A UK government inquiry has been looking at these countries and others, but so far has not found a solution, in part because the schemes are unpopular among older people, who make up a disproportionate number of voters and do not want money taken from them.
And politicians know it. Earlier this year, the Tories ruled out Labour's 2010 manifesto suggestion - branded a "death tax" - proposing that on retirement, people with property paid in a lump sum (perhaps via a lien, paid with interest after death), while those without assets were funded by the state.
A green paper will published in the autumn to study funding options, but they "do not include, and never have included, a death tax", said Hammond.

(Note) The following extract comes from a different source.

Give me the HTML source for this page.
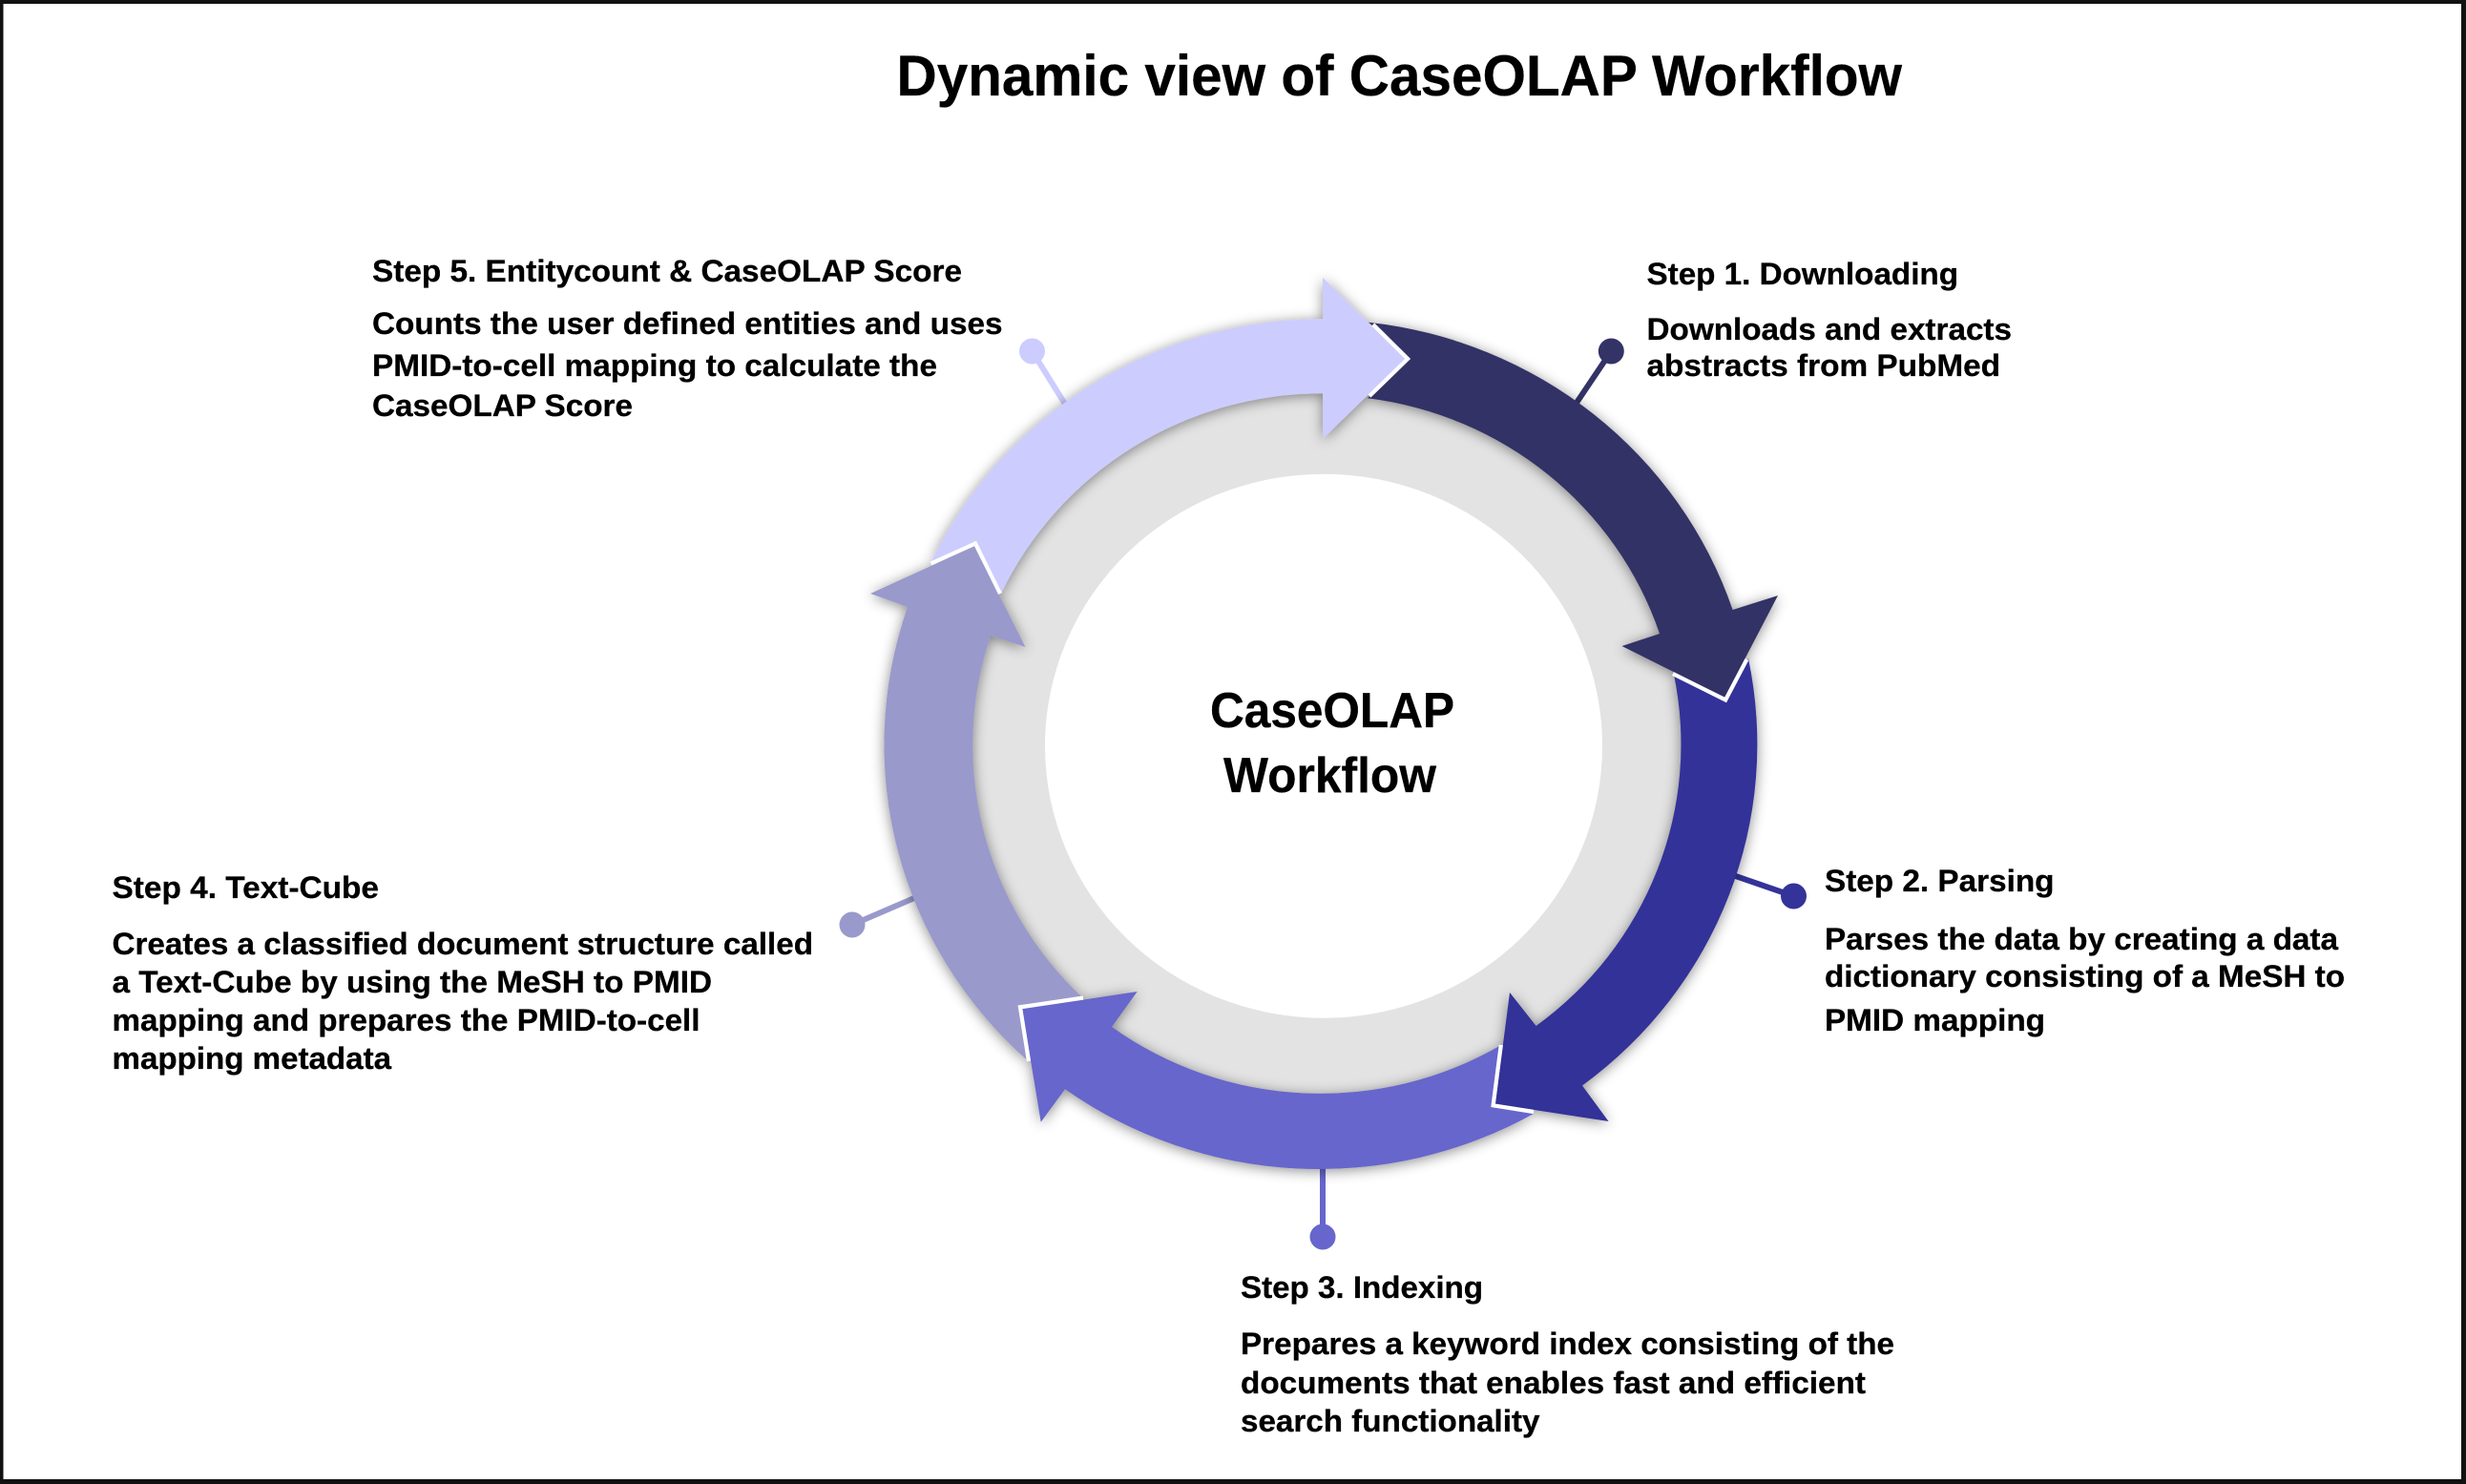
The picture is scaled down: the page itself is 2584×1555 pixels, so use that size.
<!DOCTYPE html>
<html><head><meta charset="utf-8"><title>Dynamic view of CaseOLAP Workflow</title>
<style>
html,body{margin:0;padding:0;background:#fff;width:2584px;height:1555px;overflow:hidden}
svg{display:block}
text{font-family:"Liberation Sans",Arial,sans-serif;font-weight:bold;fill:#000;font-size:32px;stroke:#000;stroke-width:.3px}
.t{font-size:60px}.c{font-size:52px}
</style></head><body>
<svg width="2584" height="1555" viewBox="0 0 2584 1555" xmlns="http://www.w3.org/2000/svg">
<defs><filter id="s" x="-10%" y="-10%" width="120%" height="120%"><feDropShadow dx="0" dy="2" stdDeviation="7" flood-color="#000" flood-opacity=".45"/></filter></defs>
<rect width="2584" height="1555" fill="#fff"/>
<path fill="#111" fill-rule="evenodd" d="M0 0H2584V1555H0ZM3.5 4V1550H2579V4Z"/>
<path fill="#e3e3e3" fill-rule="evenodd" d="M976 780a411 403 0 1 0 822 0a411 403 0 1 0 -822 0ZM1095 781.7a292 285 0 1 0 584 0a292 285 0 1 0 -584 0Z"/>
<g stroke-width="6">
<line x1="1081.5" y1="368" x2="1117" y2="425" stroke="#ccccff"/><circle cx="1081.5" cy="368" r="13.5" fill="#ccccff"/>
<line x1="1688.3" y1="368" x2="1650" y2="425" stroke="#333366"/><circle cx="1688.3" cy="368" r="13.5" fill="#333366"/>
<line x1="1810" y1="915" x2="1879.5" y2="939" stroke="#333399"/><circle cx="1879.5" cy="939" r="13.5" fill="#333399"/>
<line x1="1386" y1="1220" x2="1386" y2="1296" stroke="#6666cc"/><circle cx="1386" cy="1296" r="13.5" fill="#6666cc"/>
<line x1="965" y1="938" x2="893" y2="969" stroke="#9999cc"/><circle cx="893" cy="969" r="13.5" fill="#9999cc"/>
</g>
<g filter="url(#s)">
<path fill="#333366" d="M1434 337.7A456 446 0 0 1 1815.6 639L1863 624L1807.3 730.8L1699.5 677L1739 664A372 366 0 0 0 1433 417.3L1477.7 376Z"/>
<path fill="#333399" d="M1832 690A456 446 0 0 1 1658 1137.5L1685.5 1175L1566.8 1156.7L1582 1040L1609.6 1075A372 366 0 0 0 1754 707L1809 736Z"/>
<path fill="#6666cc" d="M1607 1167A456 446 0 0 1 1116 1141.3L1090.7 1175.7L1071 1057.3L1191.7 1039L1165 1076A372 366 0 0 0 1573 1095L1562.4 1160Z"/>
<path fill="#9999cc" d="M1077.5 1112A456 446 0 0 1 951 636L912 622L1021 572.2L1074.5 678L1038 666A372 366 0 0 0 1135 1046L1066.7 1053.3Z"/>
<path fill="#ccccff" d="M976 588A456 446 0 0 1 1386 334L1386 290.7L1472.3 376L1386 460L1386 412.3A372 366 0 0 0 1049 622L1023 567Z"/>
</g>
<g fill="none" stroke="#fff" stroke-width="4.2">
<polyline points="1438.8,340 1475.1,376 1435,415"/>
<polyline points="1830.4,691 1808.1,733.4 1753,706"/>
<polyline points="1607,1165 1564.6,1158.3 1572.8,1095"/>
<polyline points="1078,1112 1069,1055.3 1135,1045.6"/>
<polyline points="975.5,590.5 1022,569.5 1048,622"/>
</g>
<text class="t" x="939.5" y="100" textLength="1053.5" lengthAdjust="spacingAndGlyphs">Dynamic view of CaseOLAP Workflow</text>
<text class="c" x="1268" y="762" textLength="256" lengthAdjust="spacingAndGlyphs">CaseOLAP</text>
<text class="c" x="1282" y="830" textLength="223" lengthAdjust="spacingAndGlyphs">Workflow</text>

<text x="390" y="295" textLength="618" lengthAdjust="spacingAndGlyphs">Step 5. Entitycount &amp; CaseOLAP Score</text>
<text x="390" y="350" textLength="660.5" lengthAdjust="spacingAndGlyphs">Counts the user defined entities and uses</text>
<text x="390" y="394" textLength="592" lengthAdjust="spacingAndGlyphs">PMID-to-cell mapping to calculate the</text>
<text x="390" y="436" textLength="273" lengthAdjust="spacingAndGlyphs">CaseOLAP Score</text>

<text x="1725.5" y="298" textLength="326.5" lengthAdjust="spacingAndGlyphs">Step 1. Downloading</text>
<text x="1725.5" y="356" textLength="382.5" lengthAdjust="spacingAndGlyphs">Downloads and extracts</text>
<text x="1725.5" y="394" textLength="370.5" lengthAdjust="spacingAndGlyphs">abstracts from PubMed</text>

<text x="1912" y="934" textLength="240.5" lengthAdjust="spacingAndGlyphs">Step 2. Parsing</text>
<text x="1912" y="995" textLength="538" lengthAdjust="spacingAndGlyphs">Parses the data by creating a data</text>
<text x="1912" y="1034" textLength="545" lengthAdjust="spacingAndGlyphs">dictionary consisting of a MeSH to</text>
<text x="1912" y="1080" textLength="231" lengthAdjust="spacingAndGlyphs">PMID mapping</text>

<text x="1300" y="1360" textLength="254" lengthAdjust="spacingAndGlyphs">Step 3. Indexing</text>
<text x="1300" y="1419" textLength="685" lengthAdjust="spacingAndGlyphs">Prepares a keyword index consisting of the</text>
<text x="1300" y="1460" textLength="655" lengthAdjust="spacingAndGlyphs">documents that enables fast and efficient</text>
<text x="1300" y="1500" textLength="313.5" lengthAdjust="spacingAndGlyphs">search functionality</text>

<text x="117.5" y="941" textLength="279.5" lengthAdjust="spacingAndGlyphs">Step 4. Text-Cube</text>
<text x="117.5" y="1000" textLength="734.5" lengthAdjust="spacingAndGlyphs">Creates a classified document structure called</text>
<text x="117.5" y="1040" textLength="628.5" lengthAdjust="spacingAndGlyphs">a Text-Cube by using the MeSH to PMID</text>
<text x="117.5" y="1080" textLength="616" lengthAdjust="spacingAndGlyphs">mapping and prepares the PMID-to-cell</text>
<text x="117.5" y="1120" textLength="292.5" lengthAdjust="spacingAndGlyphs">mapping metadata</text>
</svg>
</body></html>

Paul Johnson, head of the Institute for Fiscal Studies, declared it was "unfortunate that you rule out what might be a plausible policy before you do the review", reports PoliticsHome.
Dementia tax hysteria
Similarly, says Polly Toynbee in The Guardian, the hysteria over the dementia tax ruled out that solution, despite it "honestly [showing] where the money is hiding, and where it should be harvested – from the old themselves."
The journalist adds: "Tell [older people] the fairest way is a property levy, hypothecated for social care and housing for the young, and you’re lucky to avoid being attacked."
So what is palatable to the electorate? Last year, Sajid Javid, then local government secretary, said local authorities would be able to raise council tax to allocate to social care. But, the King's Fund says, this bases funding on the level of local property wealth and economic activity - essentially a postcode lottery, since poorer boroughs will struggle to raise cash.
The think-tank suggests reducing complexity and funding fragmentation by moving towards a single, pooled local budget to make the system easier to use and spending more targeted.
But above all, it says, people need to recognise that the burden of financing care will rest with them unless they are exceptionally poor or vulnerable. Social care is means-tested - only those with up to £23,250 qualify - so raising awareness of this could include setting up financial products such as "care ISAs", or introducing tax relief for care costs spending. Some have even suggested crowdfunding.
However outlandish the suggestions may be, clearly something radical is required. As the Spectator says: "The real crisis for social care is a crisis of confidence from politicians: they know something big needs to be done, but are just hoping that the inconvenience of doing it will fall on someone else."